We played a bit of the game at E3, and while the concept and design seem well-done, it's some of the more unassuming mechanics that make the game so endearing. The Long Journey Home is the type of game where all of the tiniest details make the game seem much bigger and more interesting. For instance, one of the interesting concepts is in how the player interacts with alien races. While trying to get home you will inevitably meet a slew of creative races for any number of reasons—you flew close to their ship, you have to use a space port, or you just need to find supplies—you don't simply interact with aliens though, they each have a unique culture and language, which act as potential barriers. Unlike other space sims, the cultural focus is less on their means of combat or defense, and more about the more typical cultural traits—what they consider impolite or what they value as a society. Additionally, you won't automatically understand the entire language of a species. The more you talk to them, the more your vocabulary and understanding grows, and thus you can talk to them more efficiently.

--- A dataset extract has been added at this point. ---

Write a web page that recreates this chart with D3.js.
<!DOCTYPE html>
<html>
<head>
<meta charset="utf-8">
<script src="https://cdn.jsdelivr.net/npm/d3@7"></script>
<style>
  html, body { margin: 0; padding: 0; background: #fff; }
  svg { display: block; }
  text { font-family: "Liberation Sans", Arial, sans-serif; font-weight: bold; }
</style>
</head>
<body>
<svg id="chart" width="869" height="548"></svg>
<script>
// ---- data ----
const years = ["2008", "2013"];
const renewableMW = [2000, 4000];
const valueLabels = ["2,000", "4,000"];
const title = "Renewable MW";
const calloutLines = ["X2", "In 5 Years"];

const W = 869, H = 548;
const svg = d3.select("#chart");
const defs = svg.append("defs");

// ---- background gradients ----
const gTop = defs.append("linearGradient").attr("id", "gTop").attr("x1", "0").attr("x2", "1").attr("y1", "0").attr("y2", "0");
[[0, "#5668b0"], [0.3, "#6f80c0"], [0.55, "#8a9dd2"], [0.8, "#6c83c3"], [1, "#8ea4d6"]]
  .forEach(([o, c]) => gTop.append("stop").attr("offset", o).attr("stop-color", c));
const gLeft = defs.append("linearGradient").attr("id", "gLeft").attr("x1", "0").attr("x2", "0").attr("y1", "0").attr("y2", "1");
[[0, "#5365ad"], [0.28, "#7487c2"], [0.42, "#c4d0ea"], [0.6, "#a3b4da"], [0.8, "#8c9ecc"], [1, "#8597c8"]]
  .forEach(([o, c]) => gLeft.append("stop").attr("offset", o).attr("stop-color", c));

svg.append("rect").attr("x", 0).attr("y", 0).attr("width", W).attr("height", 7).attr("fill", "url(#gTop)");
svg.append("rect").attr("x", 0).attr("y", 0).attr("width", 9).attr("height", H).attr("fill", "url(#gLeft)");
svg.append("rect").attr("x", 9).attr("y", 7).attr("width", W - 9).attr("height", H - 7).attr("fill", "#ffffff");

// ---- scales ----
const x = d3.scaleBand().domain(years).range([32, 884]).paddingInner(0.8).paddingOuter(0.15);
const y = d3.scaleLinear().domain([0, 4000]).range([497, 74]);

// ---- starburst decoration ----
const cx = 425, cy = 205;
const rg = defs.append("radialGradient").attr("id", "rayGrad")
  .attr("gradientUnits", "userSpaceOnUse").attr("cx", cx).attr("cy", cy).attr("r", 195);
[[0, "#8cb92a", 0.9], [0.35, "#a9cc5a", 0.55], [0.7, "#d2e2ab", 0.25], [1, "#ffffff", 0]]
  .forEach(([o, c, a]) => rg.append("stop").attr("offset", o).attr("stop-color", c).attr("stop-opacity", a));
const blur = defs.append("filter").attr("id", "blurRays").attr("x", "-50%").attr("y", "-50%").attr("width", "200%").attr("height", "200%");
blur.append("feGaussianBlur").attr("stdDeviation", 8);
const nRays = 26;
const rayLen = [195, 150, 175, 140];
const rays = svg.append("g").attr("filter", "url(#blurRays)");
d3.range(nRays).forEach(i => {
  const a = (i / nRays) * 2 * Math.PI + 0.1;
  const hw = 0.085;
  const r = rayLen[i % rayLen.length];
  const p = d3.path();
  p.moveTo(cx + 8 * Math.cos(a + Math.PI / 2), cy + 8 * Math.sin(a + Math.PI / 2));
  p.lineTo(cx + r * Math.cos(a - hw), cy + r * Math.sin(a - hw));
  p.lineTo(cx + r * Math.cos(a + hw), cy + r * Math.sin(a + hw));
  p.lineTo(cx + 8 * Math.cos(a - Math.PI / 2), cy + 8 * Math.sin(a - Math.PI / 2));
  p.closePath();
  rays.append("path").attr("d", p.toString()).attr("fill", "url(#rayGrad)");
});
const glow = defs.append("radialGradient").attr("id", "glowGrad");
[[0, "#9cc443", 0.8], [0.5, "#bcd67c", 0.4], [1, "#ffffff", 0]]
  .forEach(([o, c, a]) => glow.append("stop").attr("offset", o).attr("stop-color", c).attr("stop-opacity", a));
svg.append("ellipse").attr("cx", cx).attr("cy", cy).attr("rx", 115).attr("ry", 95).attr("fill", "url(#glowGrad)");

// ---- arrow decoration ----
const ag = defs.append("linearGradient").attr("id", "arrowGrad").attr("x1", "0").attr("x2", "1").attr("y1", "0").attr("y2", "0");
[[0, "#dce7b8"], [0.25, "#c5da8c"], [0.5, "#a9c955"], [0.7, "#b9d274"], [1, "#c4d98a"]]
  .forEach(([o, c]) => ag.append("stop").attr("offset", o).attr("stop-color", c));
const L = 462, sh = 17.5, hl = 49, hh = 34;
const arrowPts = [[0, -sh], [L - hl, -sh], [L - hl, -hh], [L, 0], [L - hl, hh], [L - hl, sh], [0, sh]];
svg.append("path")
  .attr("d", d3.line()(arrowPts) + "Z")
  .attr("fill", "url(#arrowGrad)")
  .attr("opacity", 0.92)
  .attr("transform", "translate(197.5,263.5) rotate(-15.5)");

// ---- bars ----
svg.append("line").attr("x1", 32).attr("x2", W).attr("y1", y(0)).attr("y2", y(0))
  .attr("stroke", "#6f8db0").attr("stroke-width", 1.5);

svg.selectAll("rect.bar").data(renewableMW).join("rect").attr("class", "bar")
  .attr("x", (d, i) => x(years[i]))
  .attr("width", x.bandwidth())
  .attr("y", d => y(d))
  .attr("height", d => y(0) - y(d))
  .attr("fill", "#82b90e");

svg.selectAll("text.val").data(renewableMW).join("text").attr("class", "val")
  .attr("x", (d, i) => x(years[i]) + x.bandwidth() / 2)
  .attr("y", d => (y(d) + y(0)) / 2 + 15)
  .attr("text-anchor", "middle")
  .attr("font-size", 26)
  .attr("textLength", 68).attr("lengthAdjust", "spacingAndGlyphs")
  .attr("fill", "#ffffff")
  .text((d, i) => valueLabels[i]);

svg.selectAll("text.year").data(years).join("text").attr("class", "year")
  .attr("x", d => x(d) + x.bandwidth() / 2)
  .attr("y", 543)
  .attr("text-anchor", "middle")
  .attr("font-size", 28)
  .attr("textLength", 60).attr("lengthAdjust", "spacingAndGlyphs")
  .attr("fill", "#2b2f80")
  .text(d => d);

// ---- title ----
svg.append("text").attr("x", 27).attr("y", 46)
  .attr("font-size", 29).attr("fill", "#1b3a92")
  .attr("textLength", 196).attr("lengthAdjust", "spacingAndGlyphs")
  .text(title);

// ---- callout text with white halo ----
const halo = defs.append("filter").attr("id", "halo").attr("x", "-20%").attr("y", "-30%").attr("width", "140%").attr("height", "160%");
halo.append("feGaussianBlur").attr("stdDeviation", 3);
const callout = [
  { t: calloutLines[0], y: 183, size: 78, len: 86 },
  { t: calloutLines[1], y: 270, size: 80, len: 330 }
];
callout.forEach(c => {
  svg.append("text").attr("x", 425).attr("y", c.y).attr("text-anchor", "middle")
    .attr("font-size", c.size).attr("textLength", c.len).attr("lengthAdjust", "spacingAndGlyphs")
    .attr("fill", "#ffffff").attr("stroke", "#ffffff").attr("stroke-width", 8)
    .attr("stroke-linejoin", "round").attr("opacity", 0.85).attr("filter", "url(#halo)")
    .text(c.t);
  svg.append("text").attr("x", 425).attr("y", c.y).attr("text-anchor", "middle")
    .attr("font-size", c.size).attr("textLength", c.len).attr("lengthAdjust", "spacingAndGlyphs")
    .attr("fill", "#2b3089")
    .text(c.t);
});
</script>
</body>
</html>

You can also sometimes encounter ancient relics of alien civilizations, which can expand your knowledge. And of course many randomly generated events can help or hinder your progress. For instance, during one playthrough, after a friendly chat with an alien ship, the crew were tasked as bounty hunters to find criminals wandering through space. Every member of your crew has specializations to help you proceed, analyze objects, repair the ship or aid their fellow crew members, but they can also potentially die if you don't make sure they're taken care of.
Interactions like these are what make the game's core, and there are so many of these that the game could probably be replayed infinitely. The map is randomly generated after the initial opening sequence, and the creator shared that even in the course of watching and playing the game for E3, he had encountered situations he had never run across in the game. While obviously he knew they were there (he created them after all) he was still finding them for the first time, even after hours of playing it. It's almost like a highly advanced version of Oregon Trail, but in a space setting—you're not soldiers, you're more like pioneers, albeit not particularly by choice. If you have fond memories of Oregon Trail (which I imagine, most of us do), then you're going to have a lot of fun with The Long Journey Home.